◆ **Working data**
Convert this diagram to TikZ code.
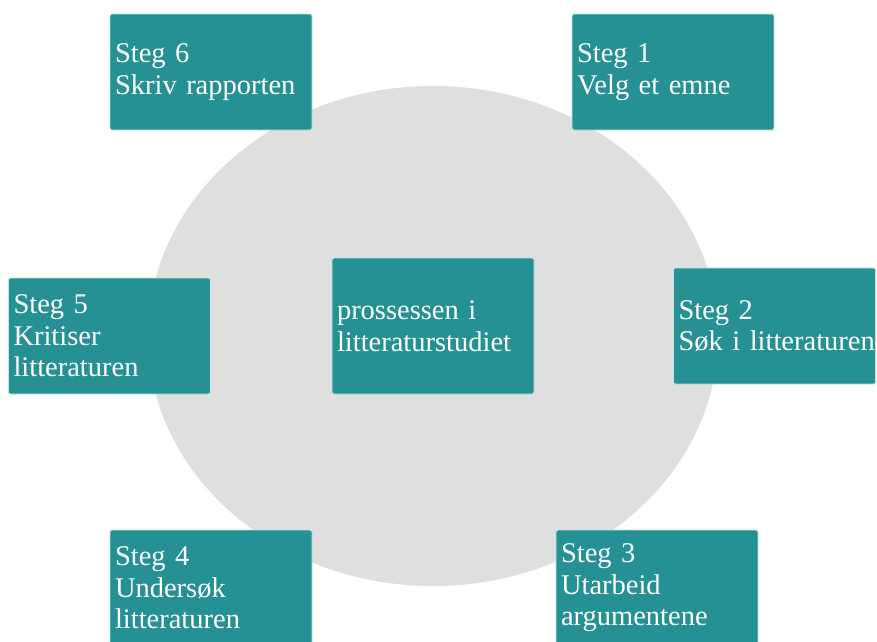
\documentclass[tikz,border=0pt]{standalone}
\usepackage{fontspec}
\setmainfont{Liberation Serif}
\definecolor{boxc}{RGB}{37,145,149}
\definecolor{ellc}{RGB}{223,223,223}
\newcommand{\nbl}[1]{\mbox{#1}}
\newcommand{\stepfont}{\fontsize{28.5}{31.5}\selectfont\spaceskip=4.5pt\relax}
\begin{document}
\begin{tikzpicture}[x=1pt,y=-1pt,
  stepbox/.style={fill=boxc, draw=white!75!boxc, line width=0.8pt, rounded corners=2pt,
    minimum width=202pt, minimum height=116pt, text width=192pt, inner xsep=5pt, inner ysep=0pt,
    align=left, text=white, font=\stepfont}]
\useasboundingbox (0,0) rectangle (877,641);
\fill[ellc] (433,336) ellipse [x radius=285, y radius=250];
\node[stepbox] (s6) at (211,72) {\nbl{Steg 6}\\\nbl{Skriv rapporten}};
\node[stepbox] (s1) at (673,72) {\nbl{Steg 1}\\\nbl{Velg et emne}};
\node[stepbox] (s2) at (774.5,326) {\nbl{Steg 2}\\\nbl{Søk i litteraturen}};
\node[stepbox] (s3) at (657,588) {\nbl{Steg 3}\\\nbl{Utarbeid}\\\nbl{argumentene}};
\node[stepbox] (s4) at (211,588) {\nbl{Steg 4}\\\nbl{Undersøk}\\\nbl{litteraturen}};
\node[stepbox] (s5) at (109.5,336) {\nbl{Steg 5}\\\nbl{Kritiser}\\\nbl{litteraturen}};
\node[stepbox, minimum height=136pt] (c) at (433,326) {\nbl{prossessen i}\\\nbl{litteraturstudiet}};
\end{tikzpicture}
\end{document}
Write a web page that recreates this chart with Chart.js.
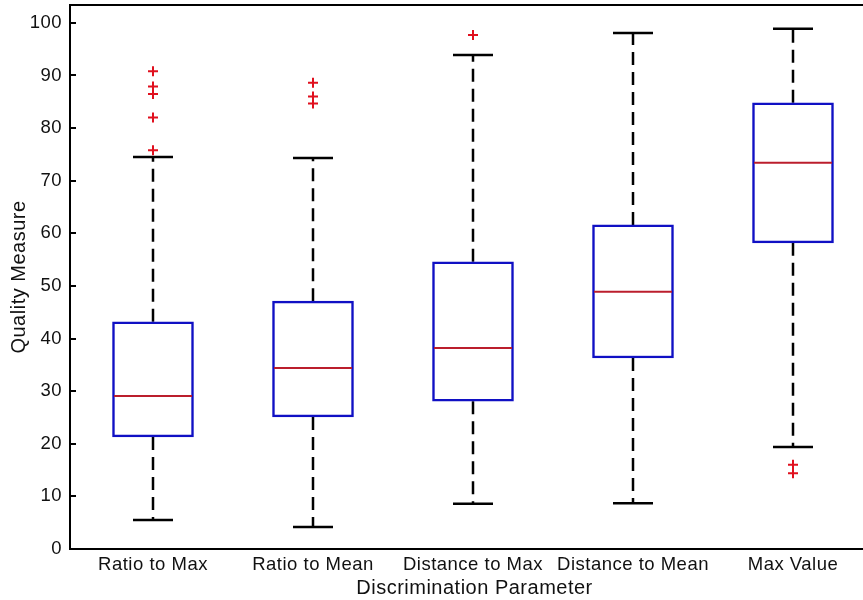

◆ **Task objective**
Identify and extract each line of the listing that contains "this".

◆ **Response below**
Convert this diagram to TikZ code.
Write a web page that recreates this chart with Chart.js.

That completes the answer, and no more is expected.